I have a HP Z240 Workstation with Nvidia Quadro P4000. I figured out that only the CPU is used for rendering. I installed the latest drivers but still the CPU is used.

What can I do that BricsCAD finally use the GPU?

Thank you for your help!

Phil

Edit: My BricsCAD version is Version 17.2.12 (x64) revision 49652

Comments

  • Try checking RENDERUSINGHARDWARE

  • Hello Tom,

    The parameter is on "1".

  • Not sure which - try the other setting

  • "1" is prefer hardware.
    I tried it anyway, but no changes.

  • Dear Phil,

    try REDSDKINFO, see what it reports, can give a hint about the NVidia driver;
    you might also send that REDSDKINFO output to our support system.

    Sometimes, using an older driver did effectively help, especially for those "professional CAD" graphic cards (which is a kind of mystery anyway, such was valid 10...20 years ago - but actually it is much better to uase a fast, midrange...highend standard "Gamer" graphics card).

    many greetings !

  • Please note that the GPU will only be used for visual styles other than 2dWireframe, that is: the 'rendered' visual styles

  • If you are talking about rendering a view (Raytracing)
    AFAIK it is CPU only.
    (And doesn't use all of my cores)

    Theoretically REDSDK would offers more advanced Renderers with
    global illumination and a real time solution for GPU.
    Maybe in the future.

  • @Torsten Moses said:
    those "professional CAD" graphic cards ... was valid 10...20 years ago - but actually it is much better to uase a fast, midrange...highend standard "Gamer" graphics card

    Have I edited that correctly? Do you really mean that for Brics we needn't buy a Quadro machine, instead a gamer machine with several x faster graphics for the same money?

  • edited September 5

    Midrange cards will do absolutely fine, the bottleneck for dwg display operations is almost always at the CPU side, not the GPU, so there's no point in buying the fastest GPU on the planet.
    Nor is there any benefit from buying a Quadro: yes, it can handle double precision coordinates vs single precision for most other cards, but this feature is not used.

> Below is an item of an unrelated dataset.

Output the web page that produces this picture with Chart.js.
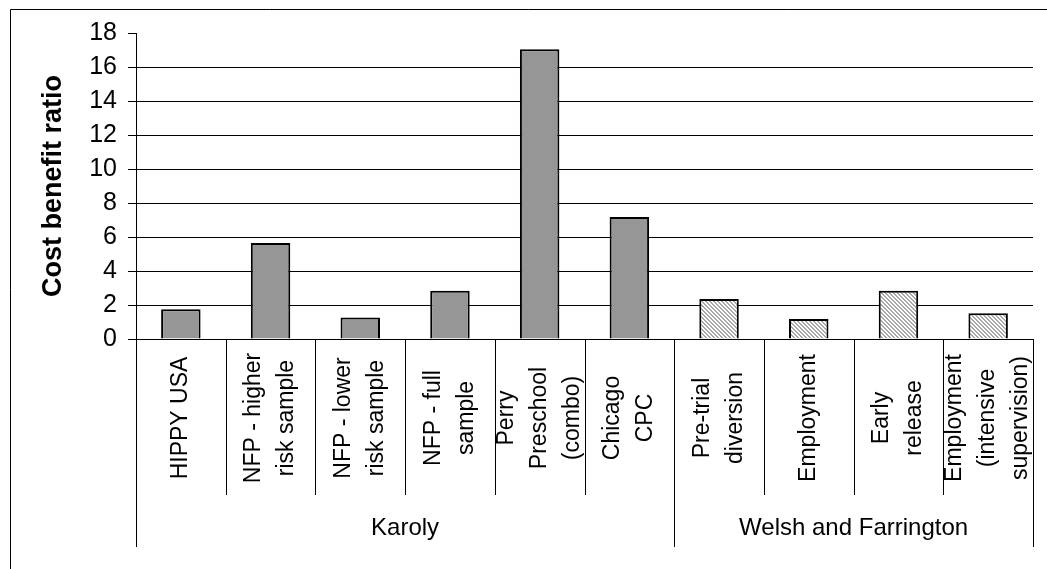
<!DOCTYPE html>
<html>
<head>
<meta charset="utf-8">
<script src="https://cdn.jsdelivr.net/npm/chart.js"></script>
<style>
  html, body { margin: 0; padding: 0; background: #fff; }
  #wrap { width: 1047px; height: 569px; position: relative; }
</style>
</head>
<body>
<div id="wrap"><canvas id="myChart"></canvas></div>
<script>
// programmes, each label split in lines like the original
const categories = [
  ["HIPPY USA"],
  ["NFP - higher", "risk sample"],
  ["NFP - lower", "risk sample"],
  ["NFP - full", "sample"],
  ["Perry", "Preschool", "(combo)"],
  ["Chicago", "CPC"],
  ["Pre-trial", "diversion"],
  ["Employment"],
  ["Early", "release"],
  ["Employment", "(intensive", "supervision)"]
];
const groupNames = ["Karoly", "Welsh and Farrington"];
const groupOf = [0, 0, 0, 0, 0, 0, 1, 1, 1, 1];
const ratios = [1.75, 5.65, 1.27, 2.84, 17.05, 7.17, 2.35, 1.17, 2.84, 1.52];
const yTicks = [0, 2, 4, 6, 8, 10, 12, 14, 16, 18];

const FONT = "'Liberation Sans', Arial, sans-serif";

// light grey diagonal hatch for the second group
function makeHatch() {
  const c = document.createElement("canvas");
  c.width = 4; c.height = 4;
  const g = c.getContext("2d");
  g.fillStyle = "#fff";
  g.fillRect(0, 0, 4, 4);
  g.fillStyle = "#a8a8a8";
  for (let y = 0; y < 4; y++) {
    for (let x = 0; x < 4; x++) {
      const d = ((x - y) % 4 + 4) % 4;
      if (d === 0 || d === 1) g.fillRect(x, y, 1, 1);
    }
  }
  return g.createPattern(c, "repeat");
}
const hatch = makeHatch();
const barColors = groupOf.map(g => g === 0 ? "#969696" : hatch);

// draws the two-level category axis and the outer frame
const groupAxis = {
  id: "groupAxis",
  beforeDraw(chart) {
    const ctx = chart.ctx;
    ctx.save();
    ctx.strokeStyle = "#000";
    ctx.lineWidth = 1;
    ctx.beginPath();
    ctx.moveTo(10.5, 569);
    ctx.lineTo(10.5, 9.5);
    ctx.lineTo(1047, 9.5);
    ctx.stroke();
    ctx.restore();
  },
  afterDraw(chart) {
    const { ctx, chartArea } = chart;
    const x = chart.scales.x;
    const y0 = chartArea.bottom;
    const cellBottom = y0 + 156;
    const groupBottom = y0 + 208;
    const half = (x.getPixelForValue(1) - x.getPixelForValue(0)) / 2;
    const n = categories.length;

    ctx.save();
    ctx.strokeStyle = "#000";
    ctx.lineWidth = 1;
    const bounds = [];
    for (let i = 0; i <= n; i++) {
      const xb = i < n ? x.getPixelForValue(i) - half : x.getPixelForValue(n - 1) + half;
      bounds.push(xb);
      const isGroupEdge = i === 0 || i === n || groupOf[i] !== groupOf[i - 1];
      const px = Math.round(xb) + 0.5;
      ctx.beginPath();
      ctx.moveTo(px, y0);
      ctx.lineTo(px, isGroupEdge ? groupBottom : cellBottom);
      ctx.stroke();
    }

    // category labels, rotated
    ctx.fillStyle = "#000";
    ctx.font = "23px " + FONT;
    ctx.textAlign = "center";
    ctx.textBaseline = "middle";
    categories.forEach((lines, i) => {
      const cx = x.getPixelForValue(i);
      const cy = y0 + 79;
      lines.forEach((t, k) => {
        const off = (k - (lines.length - 1) / 2) * 33;
        ctx.save();
        ctx.translate(cx + off, cy);
        ctx.rotate(-Math.PI / 2);
        ctx.fillText(t, 0, 0);
        ctx.restore();
      });
    });

    // group labels
    ctx.font = "24px " + FONT;
    groupNames.forEach((name, g) => {
      const idx = groupOf.map((v, i) => v === g ? i : -1).filter(i => i >= 0);
      const left = bounds[idx[0]];
      const right = bounds[idx[idx.length - 1] + 1];
      ctx.fillText(name, (left + right) / 2, y0 + 189);
    });
    ctx.restore();
  }
};

const config = {
  type: "bar",
  data: {
    labels: categories.map(l => l.join(" ")),
    datasets: [{
      label: "Cost benefit ratio",
      data: ratios,
      backgroundColor: barColors,
      borderColor: "#000",
      borderWidth: 2,
      barPercentage: 0.44,
      categoryPercentage: 1
    }]
  },
  options: {
    responsive: false,
    animation: false,
    devicePixelRatio: 1,
    layout: { padding: { top: 33, right: 14, bottom: 22, left: 0 } },
    plugins: {
      legend: { display: false },
      tooltip: { enabled: false }
    },
    scales: {
      x: {
        grid: { display: false },
        border: { display: true, color: "#000", width: 1 },
        ticks: { display: false },
        afterFit(scale) { scale.height = 208; }
      },
      y: {
        min: 0,
        max: 18,
        afterBuildTicks(scale) { scale.ticks = yTicks.map(v => ({ value: v })); },
        grid: {
          color: ctx => ctx.tick && ctx.tick.value === 18 ? "rgba(0,0,0,0)" : "#000",
          tickColor: "#000",
          tickLength: 8,
          lineWidth: 1
        },
        border: { display: true, color: "#000", width: 1 },
        ticks: {
          color: "#000",
          padding: 11,
          font: { family: FONT, size: 25 }
        },
        title: {
          display: true,
          text: "Cost benefit ratio",
          color: "#000",
          font: { family: FONT, size: 27, weight: "bold" },
          padding: { top: 37, bottom: 0 }
        },
        afterFit(scale) { scale.width = 136; }
      }
    }
  },
  plugins: [groupAxis]
};

const myChart = document.getElementById("myChart");
myChart.width = 1047;
myChart.height = 569;
new Chart(myChart, config);
</script>
</body>
</html>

  • Is there any recommendation for NVidia GTX/RTX Cards under Bricscad,
    if we should install the newer Gaming Driver vs the Content Creator version ?

  • No recommendation for any specific cards.

  • edited September 5

    Does that mean that my workstation actually is much overdesigned?
    My boss bought it because I should draw our project in 3D so we have the option to make nice pictures for presentations or even videos.

    So I started to draw everything in 3D and realized that BricsCAD became slower and slower...

    Edit: The output from REDSDKINFO:

    RedSDK version: 4.2 (build 4)
    RenderUsingHardware: Hybrid hardware/software mode with preferred hardware rendering.
    OpenGL window creation succeeded.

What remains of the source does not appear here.